If you have been subjected to television singing contests such as: The Voice, America’s Got Talent, Glee, American Idol, the Masked Singer, and the like, you already know what passes for popular — meaning “potentially financially successful” singing. The invention of the microphone and the PA (Public Address Speaker system) has enabled singers to sing at talking levels (known originally as “crooning”) and reinforce the volume of the singer’s voice to reach audiences in the back of vast halls and stadiums.

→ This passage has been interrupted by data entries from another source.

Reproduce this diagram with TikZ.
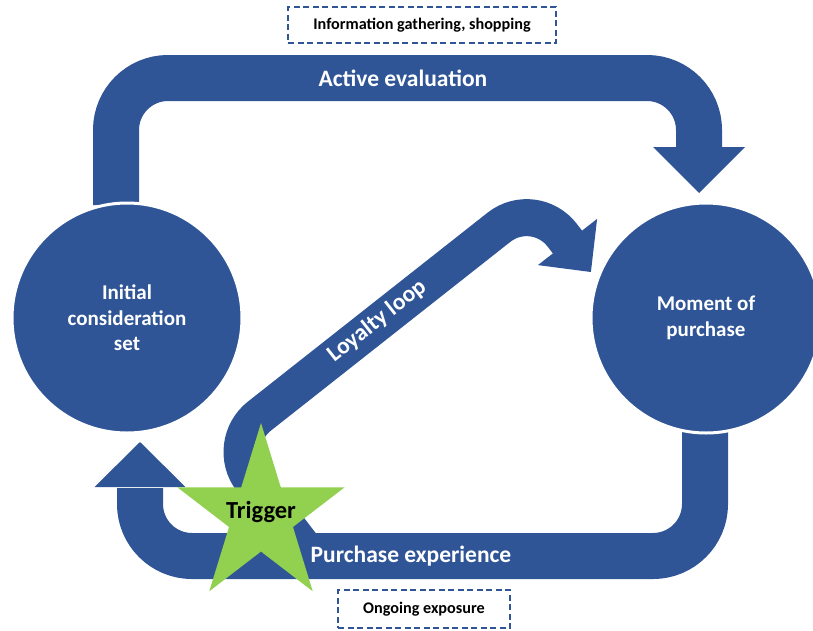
\documentclass[tikz,border=0pt]{standalone}
\usepackage{fontspec}
\setmainfont{Carlito}
\definecolor{cblue}{RGB}{47,85,151}
\definecolor{cgreen}{RGB}{146,208,80}
\begin{document}
\begin{tikzpicture}[x=1pt,y=-1pt,
 band/.style={draw=cblue, line width=46pt, line cap=butt, rounded corners=52pt},
 lband/.style={draw=cblue, line width=37pt, line cap=butt, rounded corners=45pt},
 circ/.style={circle, fill=cblue, draw=white, line width=3pt, minimum size=230pt, inner sep=0pt, text=white, font=\fontsize{21}{25.5}\selectfont\bfseries, align=center},
 lbl/.style={text=white, font=\fontsize{23.5}{28}\selectfont\bfseries, inner sep=0pt},
 dbox/.style={draw=cblue, dash pattern=on 6pt off 3.5pt, line width=1.4pt, font=\fontsize{16.2}{19}\selectfont\bfseries, inner sep=0pt}
]
\useasboundingbox (0,0) rectangle (813,630);
% waypoints
\coordinate (tA) at (116,205);
\coordinate (tB) at (116,78);
\coordinate (tC) at (699,78);
\coordinate (tD) at (699,148);
\coordinate (bA) at (705,428);
\coordinate (bB) at (705,556);
\coordinate (bC) at (140,556);
\coordinate (bD) at (140,488);
\coordinate (lA) at (310,556);
\coordinate (lB) at (224,444);
\coordinate (lC) at (534.3,199.4);
\coordinate (lD) at (568.1,242.8);
% arrows
\draw[band] (tA) -- (tB) -- (tC) -- (tD);
\fill[cblue] (653,147) coordinate (th1) -- (745,147) coordinate (th2) -- (699,193) coordinate (tip1) -- cycle;
\draw[band] (bA) -- (bB) -- (bC) -- (bD);
\fill[cblue] (94.5,487) coordinate (bh1) -- (185.5,487) coordinate (bh2) -- (140,442) coordinate (tip2) -- cycle;
\draw[lband] (lA) -- (lB) -- (lC) -- (lD);
\fill[cblue] (597.1,218.9) coordinate (lh1) -- (590.9,272.0) coordinate (tip3) -- (537.9,265.1) coordinate (lh2) -- cycle;
% circles
\node[circ] (ics) at (127,318) {Initial\\consideration\\set};
\node[circ] (mop) at (706,318) {Moment of\\purchase};
% labels on bands
\node[lbl] (ae) at (403,78) {Active evaluation};
\node[lbl] (pe) at (411,556) {Purchase experience};
\node[lbl, rotate=38.3] (ll) at (377,321) {Loyalty loop};
% star
\begin{scope}[shift={(261,516)}, yscale=1.057]
\fill[cgreen] (-90:88) -- (-54:33.6) -- (-18:88) -- (18:33.6) -- (54:88) -- (90:33.6) -- (126:88) -- (162:33.6) -- (198:88) -- (234:33.6) -- cycle;
\end{scope}
\node[font=\fontsize{24.5}{28}\selectfont\bfseries, text=black] (trig) at (261,512) {Trigger};
% dashed boxes
\node[dbox, minimum width=268pt, minimum height=36pt] (info) at (422,25) {Information gathering, shopping};
\node[dbox, minimum width=172pt, minimum height=38pt] (ongo) at (424,609) {Ongoing exposure};
\end{tikzpicture}
\end{document}
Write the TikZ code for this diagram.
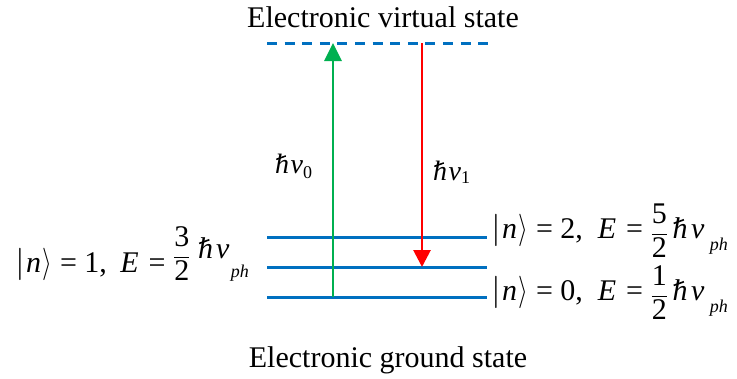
\documentclass[tikz,border=0pt]{standalone}
\usepackage{graphicx}
\usepackage{fontspec}
\setmainfont{Liberation Serif}
\usetikzlibrary{arrows.meta}
\definecolor{lvlblue}{RGB}{0,112,192}
\definecolor{upgreen}{RGB}{0,176,80}
\definecolor{downred}{RGB}{255,0,0}
\newcommand{\hb}{\makebox[0pt][l]{\hspace{0.03em}\raisebox{0.46em}{\rotatebox{20}{\rule{0.36em}{0.055em}}}}\textit{h}}
\newcommand{\ketn}{\scalebox{1.4}[1.3]{$\big|$}\hspace{0.04em}\textit{n}\hspace{0.06em}\scalebox{1}[1.3]{$\big\rangle$}}
\newcommand{\subsc}[2]{\raisebox{#1}{\fontsize{18}{20}\selectfont #2}}
\newcommand{\frc}[2]{$\displaystyle\frac{\mbox{#1}}{\mbox{#2}}$}
\newcommand{\eqs}{\hspace{0.25em}=\hspace{0.25em}}
\newcommand{\itE}{\textit{E}\hspace{0.08em}}
\begin{document}
\begin{tikzpicture}[x=1pt,y=-1pt,
  level/.style={draw=lvlblue,line width=3pt},
  vlevel/.style={draw=lvlblue,line width=3pt,dash pattern=on 10pt off 7.6pt},
  uparrow/.style={draw=upgreen,line width=2.8pt,-{Triangle[length=18pt,width=17pt]}},
  downarrow/.style={draw=downred,line width=2.8pt,-{Triangle[length=17pt,width=17pt]}},
  txt/.style={inner sep=0pt,font=\fontsize{30}{36}\selectfont},
  lbl/.style={inner sep=0pt,font=\fontsize{30}{36}\selectfont},
  nulbl/.style={inner sep=0pt,font=\fontsize{28}{34}\selectfont}]
\useasboundingbox (0,0) rectangle (737,378);
% levels
\coordinate (v0l) at (267,43);
\coordinate (v0r) at (488,43);
\coordinate (n2l) at (267,237);
\coordinate (n2r) at (487,237);
\coordinate (n1l) at (267,267);
\coordinate (n1r) at (487,267);
\coordinate (n0l) at (267,297);
\coordinate (n0r) at (487,297);
\draw[vlevel] (v0l) -- (v0r);
\draw[level] (n2l) -- (n2r);
\draw[level] (n1l) -- (n1r);
\draw[level] (n0l) -- (n0r);
% arrows
\coordinate (gs) at (333,297);
\coordinate (gt) at (333,43);
\coordinate (rs) at (422,43);
\coordinate (rt) at (422,267);
\draw[uparrow] (gs) -- (gt);
\draw[downarrow] (rs) -- (rt);
% texts
\node[txt,anchor=base] (vtitle) at (383,27) {Electronic virtual state};
\node[txt,anchor=base] (gtitle) at (388,367) {Electronic ground state};
\node[nulbl,anchor=base west] (nu0) at (275,173) {\hb\hspace{0.05em}\textit{ν}\subsc{-5pt}{0}};
\node[nulbl,anchor=base west] (nu1) at (433,180) {\hb\hspace{0.05em}\textit{ν}\subsc{-3pt}{1}};
\node[lbl,anchor=base west] (lab1) at (15,272) {\ketn\eqs 1,\hspace{0.45em}\itE\eqs\raisebox{9pt}{\frc{3}{2}}\hspace{0.25em}\raisebox{14pt}{\hb\hspace{0.1em}\textit{ν}}\hspace{0.05em}\subsc{-5pt}{\textit{ph}}};
\node[lbl,anchor=base west] (lab2) at (491,238) {\ketn\eqs 2,\hspace{0.5em}\itE\eqs\raisebox{-2pt}{\frc{5}{2}}\hspace{0.15em}\hb\hspace{0.12em}\textit{ν}\hspace{0.18em}\subsc{-12pt}{\textit{ph}}};
\node[lbl,anchor=base west] (lab0) at (491,300) {\ketn\eqs 0,\hspace{0.5em}\itE\eqs\raisebox{-2pt}{\frc{1}{2}}\hspace{0.15em}\hb\hspace{0.12em}\textit{ν}\hspace{0.18em}\subsc{-12pt}{\textit{ph}}};
\end{tikzpicture}
\end{document}
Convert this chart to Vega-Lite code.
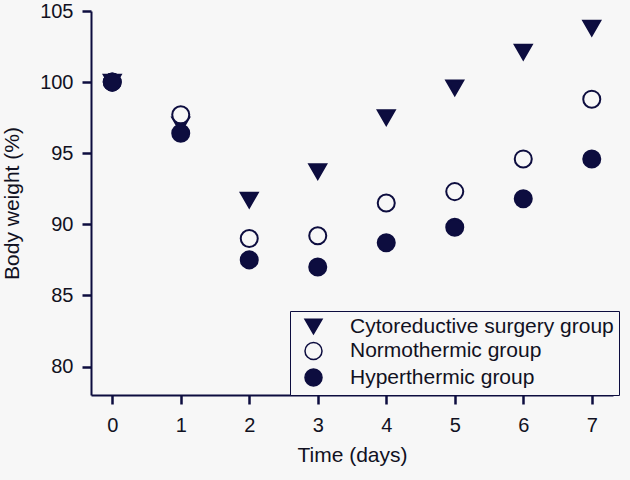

Popular singing in contest shows follow a well-trodden path: opening with a narrative or soft-spoke vocal until after the requisite two minutes reaching a sustained high-pitched finale — often accompanied with a patch of “melismatic” singing or vibrato. This faux-operatic display is intended to prove to the audience and the judges that the vocalist has a) worked very hard to put across the song and b) is emotionally vested in the message of the song. The singers are also judged against each other by way of youth versus age, attractiveness, hairstyle, attire, attitude, weight, height, race, gender and any avowed sexual orientation. The popularity of using “melisma” — the technique of squeezing multiple notes out of one syllable — is best heard in Gospel singing and has been dragged into popular music forcibly by singers such as Maria Carey and…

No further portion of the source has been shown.